**Provided material**.
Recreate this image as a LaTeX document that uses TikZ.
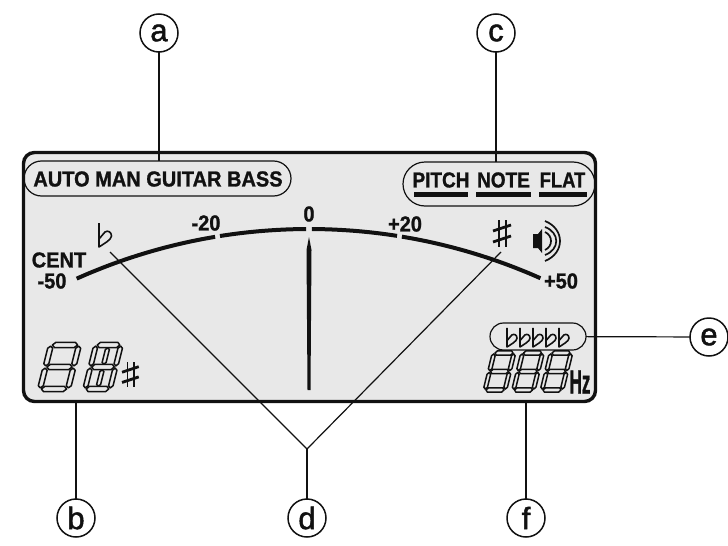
\documentclass[tikz,border=0pt]{standalone}
\usepackage{fontspec}
\setmainfont{Liberation Sans}
\newfontfamily\lcdfont[FakeBold=1.2]{Liberation Sans Bold}
\newfontfamily\calloutfont[FakeBold=1.6]{Liberation Sans}
\usetikzlibrary{positioning}
\usetikzlibrary{shapes.misc}
\definecolor{lcdgray}{HTML}{E8E8E8}
\definecolor{inkblack}{HTML}{111111}

\newcommand{\lcdsegments}{%
  \foreach \y in {0,1,2}
    \draw[lcdseg] (.05,\y) -- (.15,\y+.12) -- (.85,\y+.12) -- (.95,\y) -- (.85,\y-.12) -- (.15,\y-.12) -- cycle;
  \foreach \x/\y in {0/0,0/1,1/0,1/1}
    \draw[lcdseg] (\x,\y+.05) -- (\x+.09,\y+.15) -- (\x+.09,\y+.85) -- (\x,\y+.95) -- (\x-.09,\y+.85) -- (\x-.09,\y+.15) -- cycle;
}
\newcommand{\lcddigit}[5]{%
  \begin{scope}[shift={(#1,#2)}, x={(#3pt,0pt)}, y={(#4pt,#5pt)}]
    \lcdsegments
  \end{scope}
}
\newcommand{\lcdwidedigit}[5]{%
  \begin{scope}[shift={(#1,#2)}, x={(#3pt,0pt)}, y={(#4pt,#5pt)}]
    \lcdsegments
    \foreach \y in {0,1}
      \draw[lcdseg] (.5,\y+.14) -- (.58,\y+.2) -- (.58,\y+.8) -- (.5,\y+.86) -- (.42,\y+.8) -- (.42,\y+.2) -- cycle;
  \end{scope}
}

\tikzset{
  callout/.style={draw=inkblack, circle, line width=1.5pt, minimum size=38pt, inner sep=0pt, outer sep=0pt, text=inkblack, font=\fontsize{31}{31}\calloutfont},
  leader/.style={draw=inkblack, line width=1.2pt},
  pill/.style={draw=inkblack, rounded rectangle, line width=1.2pt, inner sep=0pt, outer sep=0pt},
  lcdlabel/.style={inner sep=0pt, text=inkblack, yscale=1.08, font=\fontsize{20}{20}\lcdfont},
  lcdseg/.style={draw=inkblack, fill=lcdgray, line width=1.5pt, line join=round},
  sharpsign/.pic={
    \draw[inkblack, line width=1.5pt] (6,0) -- (6,27) (13,0) -- (13,27);
    \draw[inkblack, line width=2.8pt] (0,11) -- (18,5) (0,22) -- (18,16);
  },
  flatsign/.pic={
    \draw[inkblack, line width=1.6pt, line join=round] (0,-24) -- (0,0) .. controls (6,-4) and (12,-7) .. (12.5,-11) .. controls (12.5,-15) and (9,-17) .. (6,-15) -- (0,-8);
  },
}

\begin{document}
\begin{tikzpicture}[x=1pt, y=-1pt]
  \useasboundingbox (0,0) rectangle (728,546);

  \node[draw=inkblack, fill=lcdgray, line width=3.4pt, rounded corners=11pt, minimum width=572pt, minimum height=249pt, inner sep=0pt, outer sep=0pt] (panel) at (309.5,277) {};

  \node[pill, minimum width=267pt, minimum height=35pt] (modes) at (157.5,178.5) {};
  \node[lcdlabel] (modetext) at (158,179) {AUTO MAN GUITAR BASS};

  \node[pill, minimum width=192pt, minimum height=44pt] (tones) at (499,184) {};
  \node[lcdlabel, xscale=.95] (pitch) at (441,180) {PITCH};
  \node[lcdlabel, xscale=.95] (note) at (503.5,180) {NOTE};
  \node[lcdlabel, xscale=.92] (flat) at (562.5,180) {FLAT};
  \foreach \a/\b in {414/468,476/531,539/587}
    \fill[inkblack] (\a,192) rectangle (\b,197);

  \foreach \a/\b in {-114.1/-99.5,-99/-90.3,-89.7/-81.1,-80.6/-66}
    \draw[inkblack, line width=4pt] plot[domain=\a:\b, samples=12, smooth] ({309+569*cos(\x)},{798+569*sin(\x)});
  \fill[inkblack] (309,237) -- (311.5,250) -- (310.5,390) -- (307.5,390) -- (306.5,250) -- cycle;

  \node[lcdlabel] (cent) at (59,260) {CENT};
  \node[lcdlabel] (minusfifty) at (52,281) {-50};
  \node[lcdlabel] (minustwenty) at (206,223) {-20};
  \node[lcdlabel] (zero) at (309,214) {0};
  \node[lcdlabel] (plustwenty) at (405,224) {+20};
  \node[lcdlabel] (plusfifty) at (561,281) {+50};

  \pic at (99,247) {flatsign};
  \pic at (493,220) {sharpsign};
  \pic[scale=.93] at (122,362) {sharpsign};

  \fill[inkblack] (533,234) -- (538,234) -- (542,229) -- (542,253) -- (538,248) -- (533,248) -- cycle;
  \foreach \r/\h in {8/9,15/14,20/20}
    \draw[inkblack, line width=1.7pt] (545,241-\h) .. controls (545+\r,241-.6*\h) and (545+\r,241+.6*\h) .. (545,241+\h);

  \lcddigit{40}{389}{28}{5.5}{22}
  \lcdwidedigit{85}{389}{25}{5.5}{22}

  \node[pill, minimum width=96pt, minimum height=27pt] (flats) at (538,336.5) {};
  \foreach \a in {507,520,533,546,559}
    \pic[scale=.8] at (\a,347) {flatsign};

  \lcddigit{485}{390}{20}{4.5}{18.5}
  \lcddigit{513.5}{390}{20}{4.5}{18.5}
  \lcddigit{542}{390}{20}{4.5}{18.5}
  \node[lcdlabel, font=\fontsize{31}{31}\lcdfont, xscale=.55, yscale=1] (hertz) at (580,382) {Hz};

  \node[callout] (a) at (159,33) {a};
  \node[callout] (b) at (76,518) {b};
  \node[callout] (c) at (496,33) {c};
  \node[callout] (d) at (307,518) {d};
  \node[callout] (e) at (709,337) {e};
  \node[callout] (f) at (526,518) {f};

  \coordinate (flattip) at (110,252);
  \coordinate (sharptip) at (501,252);
  \coordinate (fork) at (307,449);

  \path[leader]
  (a) edge (a |- modes.north)
  (c) edge (c |- tones.north)
  (b) edge (b |- panel.south)
  (f) edge (f |- panel.south)
  (e) edge (flats)
  (d) edge (fork)
  (fork) edge (flattip)
  (fork) edge (sharptip);
\end{tikzpicture}
\end{document}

**What you should do**. Are you able to set down all the lines above exactly, without any pictures?

**Solved exercise**.
Recreate this image as a LaTeX document that uses TikZ.
\documentclass[tikz,border=0pt]{standalone}
\usepackage{fontspec}
\setmainfont{Liberation Sans}
\newfontfamily\lcdfont[FakeBold=1.2]{Liberation Sans Bold}
\newfontfamily\calloutfont[FakeBold=1.6]{Liberation Sans}
\usetikzlibrary{positioning}
\usetikzlibrary{shapes.misc}
\definecolor{lcdgray}{HTML}{E8E8E8}
\definecolor{inkblack}{HTML}{111111}

\newcommand{\lcdsegments}{%
  \foreach \y in {0,1,2}
    \draw[lcdseg] (.05,\y) -- (.15,\y+.12) -- (.85,\y+.12) -- (.95,\y) -- (.85,\y-.12) -- (.15,\y-.12) -- cycle;
  \foreach \x/\y in {0/0,0/1,1/0,1/1}
    \draw[lcdseg] (\x,\y+.05) -- (\x+.09,\y+.15) -- (\x+.09,\y+.85) -- (\x,\y+.95) -- (\x-.09,\y+.85) -- (\x-.09,\y+.15) -- cycle;
}
\newcommand{\lcddigit}[5]{%
  \begin{scope}[shift={(#1,#2)}, x={(#3pt,0pt)}, y={(#4pt,#5pt)}]
    \lcdsegments
  \end{scope}
}
\newcommand{\lcdwidedigit}[5]{%
  \begin{scope}[shift={(#1,#2)}, x={(#3pt,0pt)}, y={(#4pt,#5pt)}]
    \lcdsegments
    \foreach \y in {0,1}
      \draw[lcdseg] (.5,\y+.14) -- (.58,\y+.2) -- (.58,\y+.8) -- (.5,\y+.86) -- (.42,\y+.8) -- (.42,\y+.2) -- cycle;
  \end{scope}
}

\tikzset{
  callout/.style={draw=inkblack, circle, line width=1.5pt, minimum size=38pt, inner sep=0pt, outer sep=0pt, text=inkblack, font=\fontsize{31}{31}\calloutfont},
  leader/.style={draw=inkblack, line width=1.2pt},
  pill/.style={draw=inkblack, rounded rectangle, line width=1.2pt, inner sep=0pt, outer sep=0pt},
  lcdlabel/.style={inner sep=0pt, text=inkblack, yscale=1.08, font=\fontsize{20}{20}\lcdfont},
  lcdseg/.style={draw=inkblack, fill=lcdgray, line width=1.5pt, line join=round},
  sharpsign/.pic={
    \draw[inkblack, line width=1.5pt] (6,0) -- (6,27) (13,0) -- (13,27);
    \draw[inkblack, line width=2.8pt] (0,11) -- (18,5) (0,22) -- (18,16);
  },
  flatsign/.pic={
    \draw[inkblack, line width=1.6pt, line join=round] (0,-24) -- (0,0) .. controls (6,-4) and (12,-7) .. (12.5,-11) .. controls (12.5,-15) and (9,-17) .. (6,-15) -- (0,-8);
  },
}

\begin{document}
\begin{tikzpicture}[x=1pt, y=-1pt]
  \useasboundingbox (0,0) rectangle (728,546);

  \node[draw=inkblack, fill=lcdgray, line width=3.4pt, rounded corners=11pt, minimum width=572pt, minimum height=249pt, inner sep=0pt, outer sep=0pt] (panel) at (309.5,277) {};

  \node[pill, minimum width=267pt, minimum height=35pt] (modes) at (157.5,178.5) {};
  \node[lcdlabel] (modetext) at (158,179) {AUTO MAN GUITAR BASS};

  \node[pill, minimum width=192pt, minimum height=44pt] (tones) at (499,184) {};
  \node[lcdlabel, xscale=.95] (pitch) at (441,180) {PITCH};
  \node[lcdlabel, xscale=.95] (note) at (503.5,180) {NOTE};
  \node[lcdlabel, xscale=.92] (flat) at (562.5,180) {FLAT};
  \foreach \a/\b in {414/468,476/531,539/587}
    \fill[inkblack] (\a,192) rectangle (\b,197);

  \foreach \a/\b in {-114.1/-99.5,-99/-90.3,-89.7/-81.1,-80.6/-66}
    \draw[inkblack, line width=4pt] plot[domain=\a:\b, samples=12, smooth] ({309+569*cos(\x)},{798+569*sin(\x)});
  \fill[inkblack] (309,237) -- (311.5,250) -- (310.5,390) -- (307.5,390) -- (306.5,250) -- cycle;

  \node[lcdlabel] (cent) at (59,260) {CENT};
  \node[lcdlabel] (minusfifty) at (52,281) {-50};
  \node[lcdlabel] (minustwenty) at (206,223) {-20};
  \node[lcdlabel] (zero) at (309,214) {0};
  \node[lcdlabel] (plustwenty) at (405,224) {+20};
  \node[lcdlabel] (plusfifty) at (561,281) {+50};

  \pic at (99,247) {flatsign};
  \pic at (493,220) {sharpsign};
  \pic[scale=.93] at (122,362) {sharpsign};

  \fill[inkblack] (533,234) -- (538,234) -- (542,229) -- (542,253) -- (538,248) -- (533,248) -- cycle;
  \foreach \r/\h in {8/9,15/14,20/20}
    \draw[inkblack, line width=1.7pt] (545,241-\h) .. controls (545+\r,241-.6*\h) and (545+\r,241+.6*\h) .. (545,241+\h);

  \lcddigit{40}{389}{28}{5.5}{22}
  \lcdwidedigit{85}{389}{25}{5.5}{22}

  \node[pill, minimum width=96pt, minimum height=27pt] (flats) at (538,336.5) {};
  \foreach \a in {507,520,533,546,559}
    \pic[scale=.8] at (\a,347) {flatsign};

  \lcddigit{485}{390}{20}{4.5}{18.5}
  \lcddigit{513.5}{390}{20}{4.5}{18.5}
  \lcddigit{542}{390}{20}{4.5}{18.5}
  \node[lcdlabel, font=\fontsize{31}{31}\lcdfont, xscale=.55, yscale=1] (hertz) at (580,382) {Hz};

  \node[callout] (a) at (159,33) {a};
  \node[callout] (b) at (76,518) {b};
  \node[callout] (c) at (496,33) {c};
  \node[callout] (d) at (307,518) {d};
  \node[callout] (e) at (709,337) {e};
  \node[callout] (f) at (526,518) {f};

  \coordinate (flattip) at (110,252);
  \coordinate (sharptip) at (501,252);
  \coordinate (fork) at (307,449);

  \path[leader]
  (a) edge (a |- modes.north)
  (c) edge (c |- tones.north)
  (b) edge (b |- panel.south)
  (f) edge (f |- panel.south)
  (e) edge (flats)
  (d) edge (fork)
  (fork) edge (flattip)
  (fork) edge (sharptip);
\end{tikzpicture}
\end{document}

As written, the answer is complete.